Before BP’s Deepwater Horizon disaster, there was Exxon Valdez.
Until last April’s blowout in the Gulf of Mexico, the 1989 crash of the Exxon Valdez oil tanker off the coast of Alaska was the most notorious oil spill in American history and, even today, 22 years later, the legal battle continues to burn.
As The New York Times reports, marine biologist Rick Steiner, an expert in oil spills and their aftermath, has spearheaded an effort to reexamine the Valdez settlement. The aim is to force Exxon Mobile, as the company is now called, to pay further penalties under a “reopener” clause in the original 1991 settlement.
As a result, Steiner, Exxon Mobile and the federal government are going before a federal judge to present their arguments about whether the company is still liable.
Steiner’s December motion to order Exxon to pay $115 million under the reopener clause precipitated Friday’s hearing.
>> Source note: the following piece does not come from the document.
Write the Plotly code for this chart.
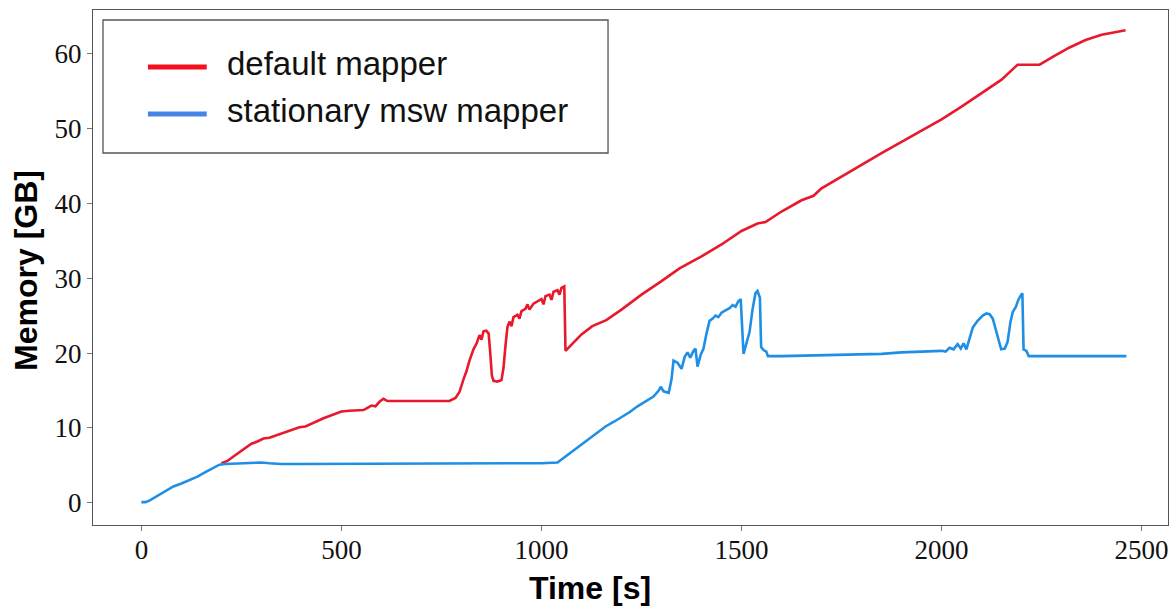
import plotly.graph_objects as go

# ---- data ----
default_t = [200, 215, 230, 245, 260, 275, 290, 305, 320, 335, 350, 365, 380, 395, 410, 425,
             440, 455, 470, 485, 500, 520, 540, 555, 565, 575, 585, 595, 605, 615, 630, 700,
             770, 785, 795, 805, 812, 820, 830, 838, 845, 850, 855, 862, 868, 872, 876, 880,
             890, 900, 905, 910, 915, 920, 925, 930, 940, 945, 950, 960, 965, 970, 980, 990,
             1000, 1005, 1010, 1020, 1025, 1030, 1040, 1045, 1050, 1057, 1060, 1080, 1100,
             1127, 1162, 1200, 1250, 1300, 1345, 1400, 1450, 1500, 1540, 1560, 1600, 1650,
             1680, 1700, 1750, 1800, 1850, 1900, 1950, 2000, 2050, 2100, 2150, 2190, 2245,
             2280, 2320, 2360, 2400, 2430, 2460]
default_mem = [5.3, 5.6, 6.2, 6.8, 7.3, 7.9, 8.2, 8.6, 8.7, 9.0, 9.3, 9.5, 9.9, 10.1, 10.2, 10.6,
               10.9, 11.3, 11.6, 11.9, 12.2, 12.3, 12.4, 12.4, 12.7, 13.0, 12.9, 13.5, 13.9, 13.6, 13.6, 13.6,
               13.6, 14.0, 14.8, 16.5, 17.5, 19.0, 20.5, 21.3, 22.4, 21.8, 22.9, 23.0, 22.6, 20.0, 17.0, 16.3,
               16.2, 16.4, 18.0, 21.0, 23.5, 24.2, 23.6, 24.8, 25.1, 24.6, 25.6, 25.9, 26.5, 25.8, 26.6, 26.9,
               27.2, 26.5, 27.6, 27.8, 27.1, 28.2, 28.4, 27.8, 28.7, 28.9, 20.3, 21.4, 22.5,
               23.6, 24.4, 25.8, 27.8, 29.6, 31.3, 32.9, 34.5, 36.3, 37.3, 37.5, 38.9, 40.4,
               41.0, 42.0, 43.6, 45.2, 46.7, 48.2, 49.7, 51.2, 52.9, 54.7, 56.5, 58.5, 58.5,
               59.6, 60.8, 61.8, 62.5, 62.8, 63.1]

msw_t = [0, 10, 20, 35, 50, 65, 80, 100, 120, 140, 160, 180, 195, 210, 250, 300, 320, 350, 400,
         450, 500, 550, 600, 650, 700, 750, 800, 850, 870, 900, 950, 1000, 1040, 1060, 1080, 1100,
         1120, 1140, 1160, 1180, 1200, 1220, 1240, 1260, 1280, 1293, 1298, 1305, 1318, 1325, 1330,
         1340, 1350, 1358, 1365, 1372, 1380, 1385, 1390, 1398, 1405, 1412, 1420, 1428, 1435, 1442,
         1450, 1460, 1470, 1478, 1485, 1492, 1498, 1505, 1512, 1520, 1528, 1535, 1540, 1546, 1549,
         1555, 1562, 1566, 1600, 1700, 1800, 1850, 1900, 1950, 2000, 2010, 2020, 2030, 2040, 2048,
         2055, 2062, 2070, 2078, 2090, 2103, 2112, 2120, 2128, 2135, 2141, 2149, 2158, 2165, 2172,
         2178, 2186, 2191, 2197, 2202, 2205, 2212, 2218, 2300, 2400, 2462]
msw_mem = [0.1, 0.1, 0.3, 0.8, 1.3, 1.8, 2.2, 2.6, 3.0, 3.5, 4.1, 4.7, 5.1, 5.2, 5.3, 5.4, 5.3, 5.2, 5.2,
           5.2, 5.3, 5.2, 5.2, 5.2, 5.2, 5.2, 5.3, 5.3, 5.2, 5.2, 5.2, 5.3, 5.4, 6.2, 7.0, 7.9,
           8.7, 9.4, 10.2, 10.8, 11.4, 12.1, 12.9, 13.6, 14.2, 15.0, 15.5, 14.9, 14.7, 16.5, 19.0,
           18.7, 17.9, 19.5, 20.1, 19.4, 20.3, 20.6, 18.2, 19.8, 20.6, 22.5, 24.3, 24.6, 25.0, 24.8,
           25.4, 25.7, 26.0, 26.4, 26.2, 26.9, 27.2, 19.9, 21.2, 22.8, 26.0, 28.0, 28.3, 27.4, 20.8,
           20.4, 20.2, 19.6, 19.6, 19.7, 19.8, 19.9, 20.1, 20.2, 20.3, 20.2, 20.7, 20.5, 21.2, 20.6,
           21.3, 20.5, 21.8, 23.4, 24.3, 25.0, 25.3, 25.2, 24.6, 23.2, 22.3, 20.5, 20.6, 21.5, 24.1,
           25.5, 26.2, 27.0, 27.6, 28.0, 20.5, 20.3, 19.6, 19.6, 19.6, 19.6]

series_names = ["default mapper", "stationary msw mapper"]
series_colors = ["#e8192c", "#1f8fe6"]
legend_colors = ["#f5101f", "#4585e6"]
x_ticks = [0, 500, 1000, 1500, 2000, 2500]
y_ticks = [0, 10, 20, 30, 40, 50, 60]

fig = go.Figure()
fig.add_trace(go.Scatter(x=default_t, y=default_mem, mode="lines", name=series_names[0],
                         line=dict(color=series_colors[0], width=2.6), showlegend=False))
fig.add_trace(go.Scatter(x=msw_t, y=msw_mem, mode="lines", name=series_names[1],
                         line=dict(color=series_colors[1], width=2.6), showlegend=False))

# manual legend (box, lines, labels) in paper coordinates
fig.add_shape(type="rect", xref="paper", yref="paper", x0=0.0093, x1=0.4791, y0=0.7223, y1=0.9806,
              line=dict(color="#555555", width=1.3), fillcolor="white", layer="above")
for i, ypos in enumerate([0.8893, 0.7981]):
    fig.add_shape(type="line", xref="paper", yref="paper", x0=0.0511, x1=0.1058, y0=ypos, y1=ypos,
                  line=dict(color=legend_colors[i], width=5), layer="above")
    fig.add_annotation(xref="paper", yref="paper", x=0.1226, y=ypos + 0.006, text=series_names[i],
                       showarrow=False, xanchor="left", yanchor="middle",
                       font=dict(family="Liberation Sans, Arial, sans-serif", size=33, color="#111111"))

# axis titles
fig.add_annotation(xref="paper", yref="paper", x=0.4624, y=-0.122, text="<b>Time [s]</b>",
                   showarrow=False, xanchor="center", yanchor="middle",
                   font=dict(family="Liberation Sans, Arial, sans-serif", size=32, color="#000000"))
fig.add_annotation(xref="paper", yref="paper", x=-0.0625, y=0.495, text="<b>Memory [GB]</b>",
                   showarrow=False, xanchor="center", yanchor="middle", textangle=-90,
                   font=dict(family="Liberation Sans, Arial, sans-serif", size=32, color="#000000"))

axis_common = dict(showgrid=False, zeroline=False, showline=True, linecolor="#555555", linewidth=1.3,
                   mirror=True, ticks="outside", ticklen=5, tickcolor="#777777", tickwidth=1,
                   tickfont=dict(family="Liberation Serif, Times New Roman, serif", size=27, color="#111111"))
fig.update_xaxes(range=[-121, 2566], tickvals=x_ticks, ticktext=[str(v) for v in x_ticks],
                 ticklabelstandoff=-5, **axis_common)
fig.update_yaxes(range=[-2.95, 65.8], tickvals=y_ticks, ticktext=[str(v) for v in y_ticks], **axis_common)

fig.update_layout(width=1174, height=607, margin=dict(l=93, r=6, t=10, b=82, autoexpand=False),
                  paper_bgcolor="white", plot_bgcolor="white", showlegend=False)

fig.write_html("out.html")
He is using a series of studies of ongoing environmental damage, which show that many species affected by the spill have yet to fully rebound, as the basis for his argument. “If they were to be a responsible corporate citizen, they’d just cut a check on Friday and be done with it,” Steiner told the Times.
Although he says that the federal government demanded that Exxon pay $92 million using the reopener in 2006, though it never followed up, U.S. officials have argued that Steiner has no standing to sue. A federal judge dismissed that argument and, in January, ordered the new hearing. Steiner said he was worried that more than anything, the government just wants everyone to forget about the case.
Although Exxon Mobile says it considers the issue resolved and will not pay any more for environmental or economic damage, an unfavorable ruling will add to the more than $900 million it has already paid out.